Task prompt:
Output every line exactly as written. Leave out pictures.

Stored data:
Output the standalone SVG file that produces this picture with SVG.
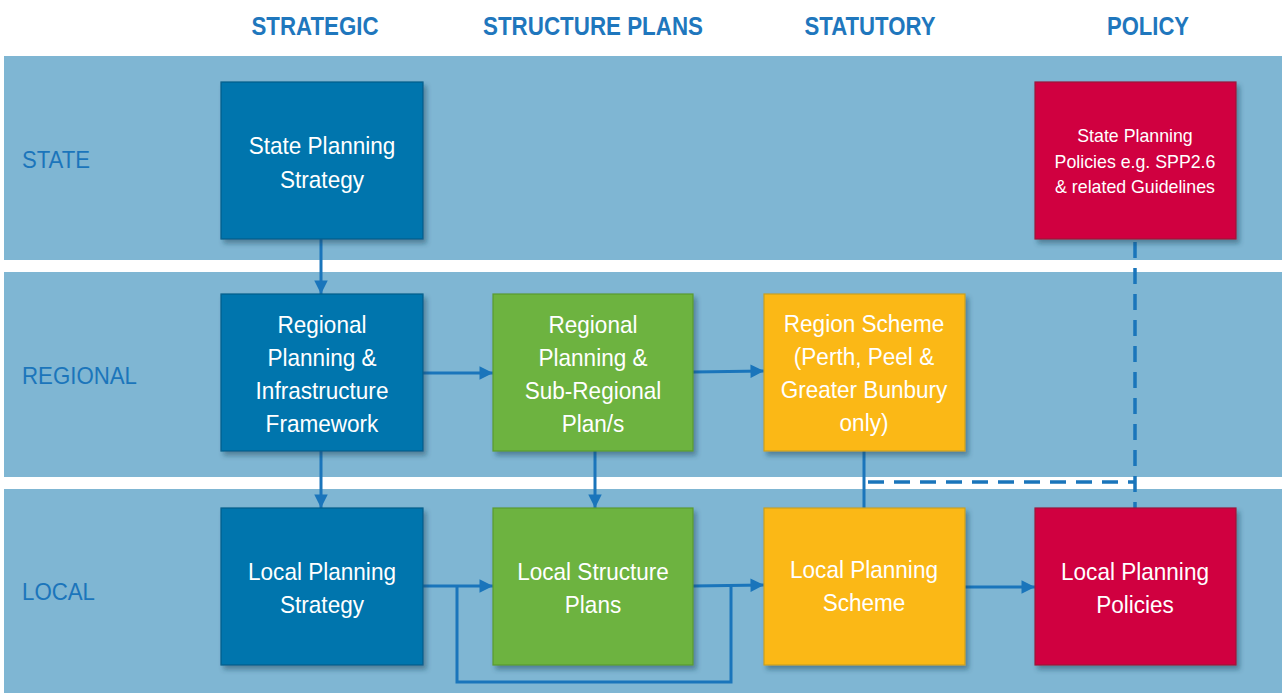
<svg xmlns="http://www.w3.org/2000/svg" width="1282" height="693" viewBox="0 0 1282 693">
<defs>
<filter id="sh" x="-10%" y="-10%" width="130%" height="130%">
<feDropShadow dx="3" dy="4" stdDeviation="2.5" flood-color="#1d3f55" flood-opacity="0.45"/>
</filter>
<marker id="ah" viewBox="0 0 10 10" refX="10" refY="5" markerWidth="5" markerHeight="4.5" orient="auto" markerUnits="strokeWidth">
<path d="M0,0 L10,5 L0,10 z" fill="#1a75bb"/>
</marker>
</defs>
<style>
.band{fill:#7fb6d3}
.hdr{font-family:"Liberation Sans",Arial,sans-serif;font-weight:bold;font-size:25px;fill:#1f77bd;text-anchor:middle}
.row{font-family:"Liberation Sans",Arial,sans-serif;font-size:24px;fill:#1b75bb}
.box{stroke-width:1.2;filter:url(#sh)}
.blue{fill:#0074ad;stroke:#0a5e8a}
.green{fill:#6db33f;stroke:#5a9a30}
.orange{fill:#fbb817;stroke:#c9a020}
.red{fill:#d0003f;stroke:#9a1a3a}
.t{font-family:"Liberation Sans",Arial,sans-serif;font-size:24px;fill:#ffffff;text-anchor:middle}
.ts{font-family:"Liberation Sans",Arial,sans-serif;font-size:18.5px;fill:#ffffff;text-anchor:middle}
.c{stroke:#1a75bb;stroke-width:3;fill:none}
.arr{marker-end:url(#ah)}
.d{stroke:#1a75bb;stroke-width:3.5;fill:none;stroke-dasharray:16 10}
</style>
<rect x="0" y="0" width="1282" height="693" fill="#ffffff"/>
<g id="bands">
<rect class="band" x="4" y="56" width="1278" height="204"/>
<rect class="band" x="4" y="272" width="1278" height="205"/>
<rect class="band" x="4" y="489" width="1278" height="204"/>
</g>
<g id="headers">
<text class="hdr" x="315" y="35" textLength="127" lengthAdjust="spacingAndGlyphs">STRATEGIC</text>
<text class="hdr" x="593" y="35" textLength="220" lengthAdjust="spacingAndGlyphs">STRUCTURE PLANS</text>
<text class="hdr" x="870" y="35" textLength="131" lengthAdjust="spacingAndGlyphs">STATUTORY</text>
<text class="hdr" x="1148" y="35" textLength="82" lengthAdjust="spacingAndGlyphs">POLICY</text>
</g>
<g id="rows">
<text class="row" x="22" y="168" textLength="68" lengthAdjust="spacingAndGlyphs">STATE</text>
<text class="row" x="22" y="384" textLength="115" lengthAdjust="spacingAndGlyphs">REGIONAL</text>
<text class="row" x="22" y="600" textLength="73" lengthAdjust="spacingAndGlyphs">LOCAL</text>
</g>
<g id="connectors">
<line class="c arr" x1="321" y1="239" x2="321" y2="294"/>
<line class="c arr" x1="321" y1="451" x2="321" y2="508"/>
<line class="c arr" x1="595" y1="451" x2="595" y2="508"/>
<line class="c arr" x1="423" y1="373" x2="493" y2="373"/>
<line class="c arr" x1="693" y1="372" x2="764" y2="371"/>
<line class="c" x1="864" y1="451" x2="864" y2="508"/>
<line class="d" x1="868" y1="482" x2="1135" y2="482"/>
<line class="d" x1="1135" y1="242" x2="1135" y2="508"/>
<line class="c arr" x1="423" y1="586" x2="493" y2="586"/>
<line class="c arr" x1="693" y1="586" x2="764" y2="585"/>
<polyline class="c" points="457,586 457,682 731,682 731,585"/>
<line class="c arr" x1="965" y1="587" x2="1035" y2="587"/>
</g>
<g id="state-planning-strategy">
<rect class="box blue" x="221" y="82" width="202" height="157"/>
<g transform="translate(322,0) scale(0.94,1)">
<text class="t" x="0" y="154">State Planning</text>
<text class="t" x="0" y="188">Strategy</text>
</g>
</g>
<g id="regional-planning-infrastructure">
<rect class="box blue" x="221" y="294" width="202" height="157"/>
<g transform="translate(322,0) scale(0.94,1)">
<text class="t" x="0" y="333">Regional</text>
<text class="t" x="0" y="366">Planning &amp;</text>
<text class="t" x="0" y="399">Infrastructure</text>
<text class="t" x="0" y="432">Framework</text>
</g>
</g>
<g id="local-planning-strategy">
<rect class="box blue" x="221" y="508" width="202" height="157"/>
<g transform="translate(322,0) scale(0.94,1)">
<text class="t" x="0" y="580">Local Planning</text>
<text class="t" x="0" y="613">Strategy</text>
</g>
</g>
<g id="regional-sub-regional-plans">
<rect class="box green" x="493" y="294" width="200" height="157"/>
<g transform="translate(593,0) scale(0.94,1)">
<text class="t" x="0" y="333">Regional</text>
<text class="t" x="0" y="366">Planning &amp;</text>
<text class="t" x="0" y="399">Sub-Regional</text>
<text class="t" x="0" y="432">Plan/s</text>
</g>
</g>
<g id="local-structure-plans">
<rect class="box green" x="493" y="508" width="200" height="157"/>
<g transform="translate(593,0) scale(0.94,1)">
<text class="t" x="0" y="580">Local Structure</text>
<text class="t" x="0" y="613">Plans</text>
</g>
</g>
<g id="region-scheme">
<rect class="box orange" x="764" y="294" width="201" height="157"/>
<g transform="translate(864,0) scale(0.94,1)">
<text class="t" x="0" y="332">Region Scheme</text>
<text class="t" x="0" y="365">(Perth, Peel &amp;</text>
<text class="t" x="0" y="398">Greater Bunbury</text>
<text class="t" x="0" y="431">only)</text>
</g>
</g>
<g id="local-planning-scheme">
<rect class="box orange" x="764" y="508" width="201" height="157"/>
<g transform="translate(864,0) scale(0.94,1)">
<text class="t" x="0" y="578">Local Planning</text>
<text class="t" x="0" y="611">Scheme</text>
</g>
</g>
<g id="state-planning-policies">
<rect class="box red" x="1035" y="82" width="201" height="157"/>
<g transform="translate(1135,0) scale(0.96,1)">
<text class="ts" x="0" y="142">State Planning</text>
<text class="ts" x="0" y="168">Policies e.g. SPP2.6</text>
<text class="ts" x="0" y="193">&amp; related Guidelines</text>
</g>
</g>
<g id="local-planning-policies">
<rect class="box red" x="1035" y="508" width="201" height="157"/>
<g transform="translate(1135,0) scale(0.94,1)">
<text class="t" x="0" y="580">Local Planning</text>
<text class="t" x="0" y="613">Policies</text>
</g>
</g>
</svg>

Result of the task:
Output the standalone SVG file that produces this picture with SVG.
<svg xmlns="http://www.w3.org/2000/svg" width="1282" height="693" viewBox="0 0 1282 693">
<defs>
<filter id="sh" x="-10%" y="-10%" width="130%" height="130%">
<feDropShadow dx="3" dy="4" stdDeviation="2.5" flood-color="#1d3f55" flood-opacity="0.45"/>
</filter>
<marker id="ah" viewBox="0 0 10 10" refX="10" refY="5" markerWidth="5" markerHeight="4.5" orient="auto" markerUnits="strokeWidth">
<path d="M0,0 L10,5 L0,10 z" fill="#1a75bb"/>
</marker>
</defs>
<style>
.band{fill:#7fb6d3}
.hdr{font-family:"Liberation Sans",Arial,sans-serif;font-weight:bold;font-size:25px;fill:#1f77bd;text-anchor:middle}
.row{font-family:"Liberation Sans",Arial,sans-serif;font-size:24px;fill:#1b75bb}
.box{stroke-width:1.2;filter:url(#sh)}
.blue{fill:#0074ad;stroke:#0a5e8a}
.green{fill:#6db33f;stroke:#5a9a30}
.orange{fill:#fbb817;stroke:#c9a020}
.red{fill:#d0003f;stroke:#9a1a3a}
.t{font-family:"Liberation Sans",Arial,sans-serif;font-size:24px;fill:#ffffff;text-anchor:middle}
.ts{font-family:"Liberation Sans",Arial,sans-serif;font-size:18.5px;fill:#ffffff;text-anchor:middle}
.c{stroke:#1a75bb;stroke-width:3;fill:none}
.arr{marker-end:url(#ah)}
.d{stroke:#1a75bb;stroke-width:3.5;fill:none;stroke-dasharray:16 10}
</style>
<rect x="0" y="0" width="1282" height="693" fill="#ffffff"/>
<g id="bands">
<rect class="band" x="4" y="56" width="1278" height="204"/>
<rect class="band" x="4" y="272" width="1278" height="205"/>
<rect class="band" x="4" y="489" width="1278" height="204"/>
</g>
<g id="headers">
<text class="hdr" x="315" y="35" textLength="127" lengthAdjust="spacingAndGlyphs">STRATEGIC</text>
<text class="hdr" x="593" y="35" textLength="220" lengthAdjust="spacingAndGlyphs">STRUCTURE PLANS</text>
<text class="hdr" x="870" y="35" textLength="131" lengthAdjust="spacingAndGlyphs">STATUTORY</text>
<text class="hdr" x="1148" y="35" textLength="82" lengthAdjust="spacingAndGlyphs">POLICY</text>
</g>
<g id="rows">
<text class="row" x="22" y="168" textLength="68" lengthAdjust="spacingAndGlyphs">STATE</text>
<text class="row" x="22" y="384" textLength="115" lengthAdjust="spacingAndGlyphs">REGIONAL</text>
<text class="row" x="22" y="600" textLength="73" lengthAdjust="spacingAndGlyphs">LOCAL</text>
</g>
<g id="connectors">
<line class="c arr" x1="321" y1="239" x2="321" y2="294"/>
<line class="c arr" x1="321" y1="451" x2="321" y2="508"/>
<line class="c arr" x1="595" y1="451" x2="595" y2="508"/>
<line class="c arr" x1="423" y1="373" x2="493" y2="373"/>
<line class="c arr" x1="693" y1="372" x2="764" y2="371"/>
<line class="c" x1="864" y1="451" x2="864" y2="508"/>
<line class="d" x1="868" y1="482" x2="1135" y2="482"/>
<line class="d" x1="1135" y1="242" x2="1135" y2="508"/>
<line class="c arr" x1="423" y1="586" x2="493" y2="586"/>
<line class="c arr" x1="693" y1="586" x2="764" y2="585"/>
<polyline class="c" points="457,586 457,682 731,682 731,585"/>
<line class="c arr" x1="965" y1="587" x2="1035" y2="587"/>
</g>
<g id="state-planning-strategy">
<rect class="box blue" x="221" y="82" width="202" height="157"/>
<g transform="translate(322,0) scale(0.94,1)">
<text class="t" x="0" y="154">State Planning</text>
<text class="t" x="0" y="188">Strategy</text>
</g>
</g>
<g id="regional-planning-infrastructure">
<rect class="box blue" x="221" y="294" width="202" height="157"/>
<g transform="translate(322,0) scale(0.94,1)">
<text class="t" x="0" y="333">Regional</text>
<text class="t" x="0" y="366">Planning &amp;</text>
<text class="t" x="0" y="399">Infrastructure</text>
<text class="t" x="0" y="432">Framework</text>
</g>
</g>
<g id="local-planning-strategy">
<rect class="box blue" x="221" y="508" width="202" height="157"/>
<g transform="translate(322,0) scale(0.94,1)">
<text class="t" x="0" y="580">Local Planning</text>
<text class="t" x="0" y="613">Strategy</text>
</g>
</g>
<g id="regional-sub-regional-plans">
<rect class="box green" x="493" y="294" width="200" height="157"/>
<g transform="translate(593,0) scale(0.94,1)">
<text class="t" x="0" y="333">Regional</text>
<text class="t" x="0" y="366">Planning &amp;</text>
<text class="t" x="0" y="399">Sub-Regional</text>
<text class="t" x="0" y="432">Plan/s</text>
</g>
</g>
<g id="local-structure-plans">
<rect class="box green" x="493" y="508" width="200" height="157"/>
<g transform="translate(593,0) scale(0.94,1)">
<text class="t" x="0" y="580">Local Structure</text>
<text class="t" x="0" y="613">Plans</text>
</g>
</g>
<g id="region-scheme">
<rect class="box orange" x="764" y="294" width="201" height="157"/>
<g transform="translate(864,0) scale(0.94,1)">
<text class="t" x="0" y="332">Region Scheme</text>
<text class="t" x="0" y="365">(Perth, Peel &amp;</text>
<text class="t" x="0" y="398">Greater Bunbury</text>
<text class="t" x="0" y="431">only)</text>
</g>
</g>
<g id="local-planning-scheme">
<rect class="box orange" x="764" y="508" width="201" height="157"/>
<g transform="translate(864,0) scale(0.94,1)">
<text class="t" x="0" y="578">Local Planning</text>
<text class="t" x="0" y="611">Scheme</text>
</g>
</g>
<g id="state-planning-policies">
<rect class="box red" x="1035" y="82" width="201" height="157"/>
<g transform="translate(1135,0) scale(0.96,1)">
<text class="ts" x="0" y="142">State Planning</text>
<text class="ts" x="0" y="168">Policies e.g. SPP2.6</text>
<text class="ts" x="0" y="193">&amp; related Guidelines</text>
</g>
</g>
<g id="local-planning-policies">
<rect class="box red" x="1035" y="508" width="201" height="157"/>
<g transform="translate(1135,0) scale(0.94,1)">
<text class="t" x="0" y="580">Local Planning</text>
<text class="t" x="0" y="613">Policies</text>
</g>
</g>
</svg>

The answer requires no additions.